Other stories in the book are set in modern times and include the secret diary of a dog, the story of how one slice of bread can make you the most popular person in school, and how to defeat a bully using a demolition ball. One story focuses on pig-nostril gruel, another on a child who lives in a house 'that gets wiped clean more often than a bottom'; the FDC title of one story refers to a Fairy Demolition Contractor who grants a boy wishes to demolish whatever three structures he chooses. The final, title story is told from the point of view of a boy whose chocolate-addicted mother is in court defending her clients accused of hijacking over five thousand Easter bunnies. There she is, ‘a top lawyer picking her nose and eating it.’

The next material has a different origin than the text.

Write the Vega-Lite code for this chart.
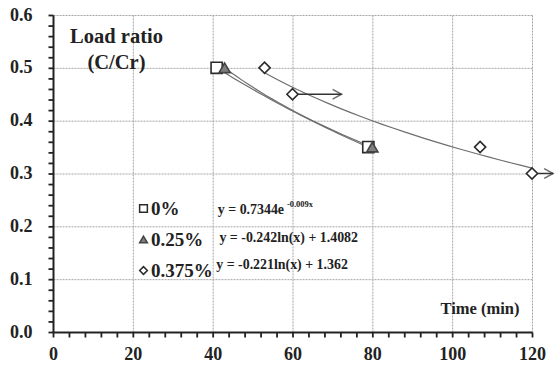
{
  "$schema": "https://vega.github.io/schema/vega-lite/v6.json",
  "width": 479,
  "height": 317,
  "autosize": {"type": "none"},
  "padding": {"left": 53, "top": 15, "right": 23, "bottom": 33},
  "background": "white",
  "config": {
    "view": {"stroke": null},
    "font": "Liberation Serif"
  },
  "datasets": {
    "pts": [
      {"series": "0%", "time": 41, "ratio": 0.5},
      {"series": "0%", "time": 79, "ratio": 0.35},
      {"series": "0.25%", "time": 43, "ratio": 0.5},
      {"series": "0.25%", "time": 80, "ratio": 0.35},
      {"series": "0.375%", "time": 53, "ratio": 0.5},
      {"series": "0.375%", "time": 60, "ratio": 0.45},
      {"series": "0.375%", "time": 107, "ratio": 0.35},
      {"series": "0.375%", "time": 120, "ratio": 0.3}
    ],
    "arrows": [
      {"time": 60, "end": 72.3, "ratio": 0.45},
      {"time": 120, "end": 125.3, "ratio": 0.3}
    ],
    "eqs": [
      {"eq": "y = 0.7344e", "time": 41.3, "ratio": 0.231},
      {"eq": "y = -0.242ln(x)  + 1.4082", "time": 41.7, "ratio": 0.178},
      {"eq": "y = -0.221ln(x)  + 1.362", "time": 40.9, "ratio": 0.127}
    ],
    "sups": [
      {"sup": "-0.009x", "time": 58.6, "ratio": 0.242}
    ]
  },
  "encoding": {
    "x": {
      "field": "time",
      "type": "quantitative",
      "scale": {"domain": [0, 120], "nice": false, "zero": false},
      "axis": {
        "title": "Time (min)",
        "titleFont": "Liberation Serif",
        "titleFontWeight": "bold",
        "titleColor": "#222",
        "titleFontSize": 16.5,
        "titleAlign": "right",
        "titleBaseline": "middle",
        "titleX": 466,
        "titleY": -24,
        "values": [0,4,8,12,16,20,24,28,32,36,40,44,48,52,56,60,64,68,72,76,80,84,88,92,96,100,104,108,112,116,120],
        "labelExpr": "datum.value % 20 === 0 ? datum.label : ''",
        "labelFont": "Liberation Serif",
        "labelFontWeight": "bold",
        "labelFontSize": 18,
        "labelColor": "#222",
        "labelFlush": false,
        "labelPadding": 8,
        "labelOverlap": false,
        "domain": true,
        "domainColor": "#222",
        "domainWidth": 2,
        "ticks": true,
        "tickRound": false,
        "tickSize": 5,
        "tickColor": "#222",
        "tickWidth": 1.8,
        "tickOpacity": 1,
        "grid": true,
        "gridColor": "#a5a5a5",
        "gridWidth": 1,
        "gridDash": [2, 1],
        "gridOpacity": {"condition": {"test": "datum.value % 20 === 0", "value": 1}, "value": 0},
        "encode": {
          "ticks": {"update": {"x": {"scale": "x", "field": "value"}, "y": {"value": 0}, "y2": {"value": -5}}},
          "grid": {"update": {"x": {"scale": "x", "field": "value"}}}
        }
      }
    },
    "y": {
      "field": "ratio",
      "type": "quantitative",
      "scale": {"domain": [0, 0.6], "nice": false},
      "axis": {
        "title": ["Load ratio", "(C/Cr)"],
        "titleFont": "Liberation Serif",
        "titleFontWeight": "bold",
        "titleColor": "#222",
        "titleFontSize": 20.5,
        "titleAngle": 0,
        "titleAlign": "center",
        "titleBaseline": "top",
        "titleLineHeight": 26,
        "titleX": 63,
        "titleY": 11,
        "values": [0,0.02,0.04,0.06,0.08,0.1,0.12,0.14,0.16,0.18,0.2,0.22,0.24,0.26,0.28,0.3,0.32,0.34,0.36,0.38,0.4,0.42,0.44,0.46,0.48,0.5,0.52,0.54,0.56,0.58,0.6],
        "labelExpr": "abs(datum.value * 10 - round(datum.value * 10)) < 0.001 ? format(datum.value, '.1f') : ''",
        "labelFont": "Liberation Serif",
        "labelFontWeight": "bold",
        "labelFontSize": 18,
        "labelColor": "#222",
        "labelFlush": false,
        "labelPadding": 16,
        "labelOverlap": false,
        "domain": true,
        "domainColor": "#222",
        "domainWidth": 2,
        "ticks": true,
        "tickRound": false,
        "tickSize": 5,
        "tickColor": "#222",
        "tickWidth": 1.8,
        "tickOpacity": 1,
        "grid": true,
        "gridColor": "#a5a5a5",
        "gridWidth": 1,
        "gridDash": [2, 1],
        "gridOpacity": {"condition": {"test": "abs(datum.value * 10 - round(datum.value * 10)) < 0.001", "value": 1}, "value": 0},
        "encode": {
          "ticks": {"update": {"y": {"scale": "y", "field": "value"}, "x": {"value": 0}, "x2": {"value": 5}}},
          "grid": {"update": {"y": {"scale": "y", "field": "value"}}}
        }
      }
    }
  },
  "layer": [
    {
      "data": {"name": "pts"},
      "transform": [
        {"filter": "datum.series === '0%'"},
        {"regression": "ratio", "on": "time", "method": "exp"}
      ],
      "mark": {"type": "line", "color": "#6e6e6e", "strokeWidth": 1.2}
    },
    {
      "data": {"name": "pts"},
      "transform": [
        {"filter": "datum.series !== '0%'"},
        {"regression": "ratio", "on": "time", "method": "log", "groupby": ["series"]}
      ],
      "mark": {"type": "line", "color": "#6e6e6e", "strokeWidth": 1.2},
      "encoding": {"detail": {"field": "series"}}
    },
    {
      "data": {"name": "arrows"},
      "mark": {"type": "rule", "color": "#333", "strokeWidth": 1.5},
      "encoding": {"x2": {"field": "end"}}
    },
    {
      "data": {"name": "arrows"},
      "mark": {"type": "point", "shape": "M-1,-0.55L0,0L-1,0.55", "filled": false, "stroke": "#333", "strokeWidth": 1.5, "size": 324},
      "encoding": {"x": {"field": "end", "type": "quantitative"}}
    },
    {
      "data": {"name": "pts"},
      "mark": {"type": "point", "filled": true, "size": 125, "strokeWidth": 1.6, "opacity": 1},
      "encoding": {
        "shape": {
          "field": "series", "type": "nominal",
          "scale": {"domain": ["0%", "0.25%", "0.375%"], "range": ["square", "triangle-up", "diamond"]},
          "legend": {"orient": "none", "legendX": 81, "legendY": 184, "title": null, "padding": 0, "rowPadding": 11, "symbolSize": 60, "symbolStrokeWidth": 1.5, "labelFont": "Liberation Serif", "labelFontWeight": "bold", "labelFontSize": 19, "labelColor": "#222", "labelOffset": -2}
        },
        "fill": {
          "field": "series", "type": "nominal",
          "scale": {"domain": ["0%", "0.25%", "0.375%"], "range": ["white", "#7f7f7f", "white"]},
          "legend": {"orient": "none", "legendX": 81, "legendY": 184, "title": null, "padding": 0, "rowPadding": 11, "symbolSize": 60, "symbolStrokeWidth": 1.5, "labelFont": "Liberation Serif", "labelFontWeight": "bold", "labelFontSize": 19, "labelColor": "#222", "labelOffset": -2}
        },
        "stroke": {
          "field": "series", "type": "nominal",
          "scale": {"domain": ["0%", "0.25%", "0.375%"], "range": ["#2a2a2a", "#444444", "#2a2a2a"]},
          "legend": {"orient": "none", "legendX": 81, "legendY": 184, "title": null, "padding": 0, "rowPadding": 11, "symbolSize": 60, "symbolStrokeWidth": 1.5, "labelFont": "Liberation Serif", "labelFontWeight": "bold", "labelFontSize": 19, "labelColor": "#222", "labelOffset": -2}
        }
      }
    },
    {
      "data": {"name": "eqs"},
      "mark": {"type": "text", "align": "left", "baseline": "middle", "font": "Liberation Serif", "fontWeight": "bold", "fontSize": 13.9, "color": "#222"},
      "encoding": {"text": {"field": "eq"}}
    },
    {
      "data": {"name": "sups"},
      "mark": {"type": "text", "align": "left", "baseline": "middle", "font": "Liberation Serif", "fontWeight": "bold", "fontSize": 8.5, "color": "#222"},
      "encoding": {"text": {"field": "sup"}}
    }
  ]
}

As in many of his books, Gleitzman’s stories display a wild and clever imagination. Also, too, he appeals to kids’ basic instincts with numerous references to peeing and pooing: ‘Sometimes life does a poo on your head and you just have to wear it.’ And too, he tells his tales in simple, easy-to-read sentences. There's no doubt young readers with a penchant for gross – and more subtle -- humour will enjoy this book.